На правление и д’Аннунцио и Нерона пришлись нехватка продовольствия и пиратский захват кораблей. Оба наивно полагали, что отсутствие хлеба может быть компенсировано зрелищами. Конец их правлению положили воинские силы извне — это галл Виндекс в случае Нерона и итальянское правительство в случае д’Аннунцио. Представляется, что в СН Кузмин подкорректировал императорскую траекторию Нерона периода заката, чтобы, сблизив его образ с д’Аннунцио, придать ей универсальный характер.
Д’Аннунцио мог также повлиять на оформление современного плана СН.
В акте I римские эпизоды из жизни Павла Лукина приурочены к 1919 году, когда культовый итальянец сменил писательскую ипостась на ипостась политика и благодетеля Фиуме. А название поместья д’Аннунцио Il Vittoriale и название отеля Vittoria с тем самым «семнадцатым номером», в котором «стоит» Павел, — слова с единым корнем «победа».

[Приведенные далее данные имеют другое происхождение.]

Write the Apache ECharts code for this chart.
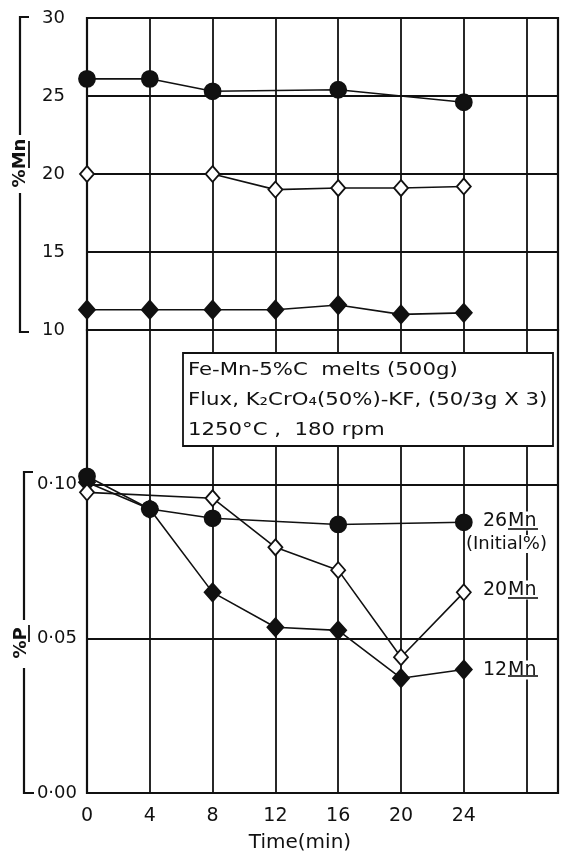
<!DOCTYPE html>
<html><head><meta charset="utf-8">
<script src="https://cdn.jsdelivr.net/npm/echarts@6/dist/echarts.min.js"></script>
<style>html,body{margin:0;padding:0;background:#fff}#c{width:563px;height:854px}</style>
</head><body><div id="c"></div>
<script>
// ---- data ----
const xTickLabels = [0,4,8,12,16,20,24];
const t26 = [0,4,8,16,24];
const mn26 = [26.1,26.1,25.3,25.4,24.6];
const p26 = [0.1026,0.092,0.089,0.087,0.0877];
const t20 = [0,8,12,16,20,24];
const mn20 = [20.0,20.0,19.0,19.1,19.1,19.2];
const p20 = [0.0974,0.0955,0.0796,0.0722,0.044,0.065];
const t12 = [0,4,8,12,16,20,24];
const mn12 = [11.3,11.3,11.3,11.3,11.6,11.0,11.1];
const p12 = [0.1007,0.092,0.065,0.0537,0.0527,0.0372,0.040];
const mnTicks = [10,15,20,25,30];
const pTicks = [0,0.05,0.10];
const boxLines = ['Fe-Mn-5%C  melts (500g)','Flux, K\u2082CrO\u2084(50%)-KF, (50/3g X 3)','1250°C ,  180 rpm'];
const seriesNames = ['26','20','12'];

const zip = (a,b) => a.map((v,i)=>[v,b[i]]);
const FONT = 'DejaVu Sans';
const K = '#111';

const xBase = (gi, showLabels) => ({
  type:'value', gridIndex:gi, min:0, max:30, interval:4,
  axisLine:{show:false}, axisTick:{show:false},
  splitLine:{show:true, lineStyle:{color:K, width:1.8}},
  axisLabel:{show:showLabels, color:K, fontFamily:FONT, fontSize:19, margin:14,
    formatter:v => xTickLabels.includes(v) ? String(v) : ''}
});

const lineStyle = {color:K, width:1.6};
const s = (name, gi, data, sym, size, fill) => ({
  type:'line', name, xAxisIndex:gi, yAxisIndex:gi, data,
  symbol:sym, symbolSize:size, showSymbol:true,
  lineStyle, itemStyle:{color:fill, borderColor:K, borderWidth:1.8},
  animation:false, z: 5
});

const graphic = [
  {type:'rect', z:100, shape:{x:183,y:353,width:370,height:93}, style:{fill:'#fff', stroke:K, lineWidth:1.8}},
  ...boxLines.map((t,i)=>({type:'text', z:101, x:188, y:370+i*30, scaleX:1.18,
     style:{text:t, font:'18px "'+FONT+'"', fill:K, textVerticalAlign:'middle'}})),
  // brackets
  {type:'polyline', z:100, shape:{points:[[29,17],[20,17],[20,135]]}, style:{stroke:K, lineWidth:2.2, fill:null}},
  {type:'polyline', z:100, shape:{points:[[20,193],[20,332],[29,332]]}, style:{stroke:K, lineWidth:2.2, fill:null}},
  {type:'polyline', z:100, shape:{points:[[33,472],[24,472],[24,620]]}, style:{stroke:K, lineWidth:2.2, fill:null}},
  {type:'polyline', z:100, shape:{points:[[24,668],[24,793],[34,793]]}, style:{stroke:K, lineWidth:2.2, fill:null}},
  {type:'group', z:100, x:20, y:163, rotation:Math.PI/2, children:[
    {type:'text', style:{text:'%Mn', x:0, y:0, font:'bold 18px "'+FONT+'"', fill:K, textAlign:'center', textVerticalAlign:'middle'}},
    {type:'line', shape:{x1:-5, y1:9, x2:22, y2:9}, style:{stroke:K, lineWidth:1.8}}
  ]},
  {type:'group', z:100, x:21, y:643, rotation:Math.PI/2, children:[
    {type:'text', style:{text:'%P', x:0, y:0, font:'bold 18px "'+FONT+'"', fill:K, textAlign:'center', textVerticalAlign:'middle'}},
    {type:'line', shape:{x1:1, y1:8, x2:18, y2:8}, style:{stroke:K, lineWidth:1.8}}
  ]},
  // series labels
  ...[[521,529],[590,598],[670,676]].flatMap(([cy,uy],i)=>[
    {type:'text', z:100, x:483, y:cy, style:{text:seriesNames[i], font:'19px "'+FONT+'"', fill:K, textVerticalAlign:'middle', backgroundColor:'#fff'}},
    {type:'text', z:100, x:508, y:cy, style:{text:'Mn', font:'19px "'+FONT+'"', fill:K, textVerticalAlign:'middle', backgroundColor:'#fff', padding:[0,4,0,0]}},
    {type:'line', z:101, shape:{x1:508, y1:uy, x2:538, y2:uy}, style:{stroke:K, lineWidth:1.6}}
  ]),
  {type:'text', z:100, x:466, y:544, style:{text:'(Initial%)', font:'18px "'+FONT+'"', fill:K, textVerticalAlign:'middle', backgroundColor:'#fff'}},
  {type:'text', z:100, x:300, y:843, style:{text:'Time(min)', font:'20px "'+FONT+'"', fill:K, textAlign:'center', textVerticalAlign:'middle'}}
];

const option = {
  backgroundColor:'#fff',
  animation:false,
  grid:[
    {left:87, right:5, top:18, height:312, show:true, borderColor:K, borderWidth:2.2, backgroundColor:'transparent'},
    {left:87, right:5, top:330, bottom:61, show:true, borderColor:K, borderWidth:2.2, backgroundColor:'transparent'}
  ],
  xAxis:[ xBase(0,false), xBase(1,true) ],
  yAxis:[
    {type:'value', gridIndex:0, min:10, max:30, interval:5,
     axisLine:{show:false}, axisTick:{show:false},
     splitLine:{show:true, lineStyle:{color:K, width:1.8}},
     axisLabel:{color:K, fontFamily:FONT, fontSize:18, margin:22,
       formatter:v => mnTicks.includes(v) ? String(v) : ''}},
    {type:'value', gridIndex:1, min:0, max:0.15, interval:0.05,
     axisLine:{show:false}, axisTick:{show:false},
     splitLine:{show:true, lineStyle:{color:K, width:1.8}},
     axisLabel:{color:K, fontFamily:FONT, fontSize:18, margin:10,
       formatter:v => { const m = pTicks.find(p=>Math.abs(p-v)<1e-6); return m===undefined ? '' : m.toFixed(2).replace('.', '·'); }}}
  ],
  series:[
    s('12Mn', 0, zip(t12,mn12), 'diamond', [16,18], K),
    s('20Mn', 0, zip(t20,mn20), 'diamond', [14,16], '#fff'),
    s('26Mn', 0, zip(t26,mn26), 'circle', 16, K),
    s('12Mn', 1, zip(t12,p12), 'diamond', [16,18], K),
    s('20Mn', 1, zip(t20,p20), 'diamond', [14,16], '#fff'),
    s('26Mn', 1, zip(t26,p26), 'circle', 16, K)
  ],
  graphic
};
const chart = echarts.init(document.getElementById('c'), null, {renderer:'canvas'});
chart.setOption(option);
</script>
</body></html>
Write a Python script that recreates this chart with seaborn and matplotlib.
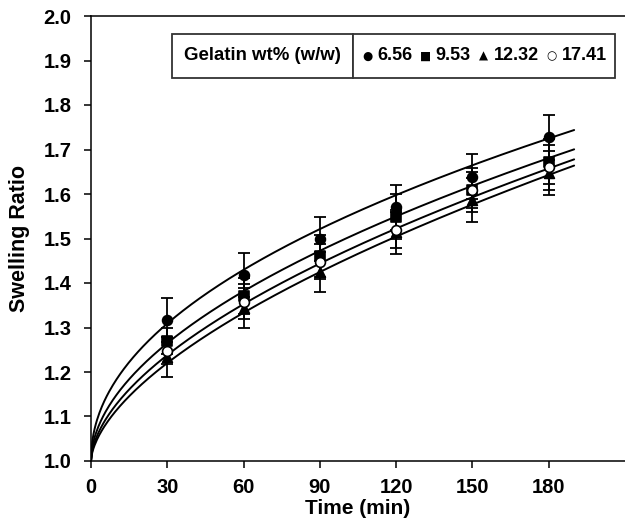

В современном плане СН мелькает съезд итальянских фашистов, и между итальянским фашизмом и большевизмом устанавливаются родственные связи. Как мы видели, в такой сетке идеологических координат воспринималось и правление д’Аннунцио.
* * *
«Смертью Нерона» Кузмин преподнес русской элите серьезный урок. Если страна скатывается в тоталитаризм, то ответственность лежит не только на политиках, но и на провозгласившей этот курс интеллигенции. Писатели располагают самым мощным орудием — словом, и оно не должно употребляться во зло.
Этот урок не был выучен во многом потому, что СН продолжает пребывать на факультете ненужных вещей, а за ее автором закрепилась репутация певца легкого, бездумного житья, каковым он, разумеется, был, но отнюдь не во всех своих произведениях. Когда история России входила в ту или иную точку невозврата, Кузмин расчехлял старое, но грозное оружие, доставшееся ему по наследству от Софокла, Аристофана, Шекспира и Достоевского.
1. Александра Блока новая власть «перековать» не могла: его историософия, повлекшая за собой создание «Двенадцати», поэмы, увенчанной образом раскольничьего Исуса (вместо канонического в православии Иисуса), сложилась до установления советской власти. Октябрьскому перевороту поэт не «присягал», вопреки дальнейшему утверждению автора этой статьи. Советская власть его не «перековала», а заковала, лишила воздуха. Примеч. ред.
2. Данная интерпретация взглядов Кузмина на интеллигенцию грешит сильным упрощением. А главное, начало абзаца — «Моральное падение интеллигенции — совести нации…» — невольно звучит как авторский текст, приговор интеллигенции как таковой, врученный Кузмину, только звучащий у него «иронически». Не думаем, что автор статьи или сам Кузмин отождествляли «совесть нации», пусть саркастически, с «культурной семьей» из пьесы 1925 «Пять разговоров и один случай» (в ней эта «интеллигенция» выражает, по словам Лады Пановой, «готовность стелиться, метафорически и буквально, под народ, даже под его худших — дегенеративных — представителей»). Что якобы и есть существо «прежних, то есть — по Кузмину — универсальных, моральных императивов» интеллигенции! Нам кажется, что годом раньше написанное Кузминым и упоминаемое в статье стихотворение «Уходит пароходик в Штеттин…» о «моральном императиве» поэта с его тоской по уехавшим за море повествует адекватнее. Ибо это тот самый «пароходик», на котором близких Кузмину «прежних» людей насильственно депортировали через Штеттин в Германию. То есть интеллигенцию, чьим М. А. Кузмин был ярким представителем — и до и после революции. Примеч. ред.
3. См. гл. 11 «Убить в себе Нерона: драма художника и власти в последней пьесе Кузмина» в: Панова Л. Г. Зрелый модернизм: Кузмин, Мандельштам, Ахматова и другие. М., 2021. С. 571—605.
4. Кузмин М. А. Театр. В 4 т., 2 кн. Вerkeley, 1994. Т. I—III, кн. 1. С. 322—380.
5. Ф. 2. Оп. 1. Д. 4.
6. Перечень см. в: Панова Л. Г. Зрелый модернизм. С. 581 сл.
7. Ср. «Кушетку тети Сони», «„Лекцию Достоевского“», «Портрет с последствиями» и их разбор в: Панова Л. Г. Зрелый модернизм. С. 84—150, 351—384.
8. В том, что граждан на встречу с вождем согнали, просматривается советский обычай.
9. Здесь и дальше я опираюсь на представления о Шекспире, развитые в кн.: Пинский Л. Е. Шекспир. М., 1971 и ныне ставшие аксиомами.
10. Кузмин М. А. Проза. В 12 т. Т. 10. Berkeley, 1997. С. 41—42.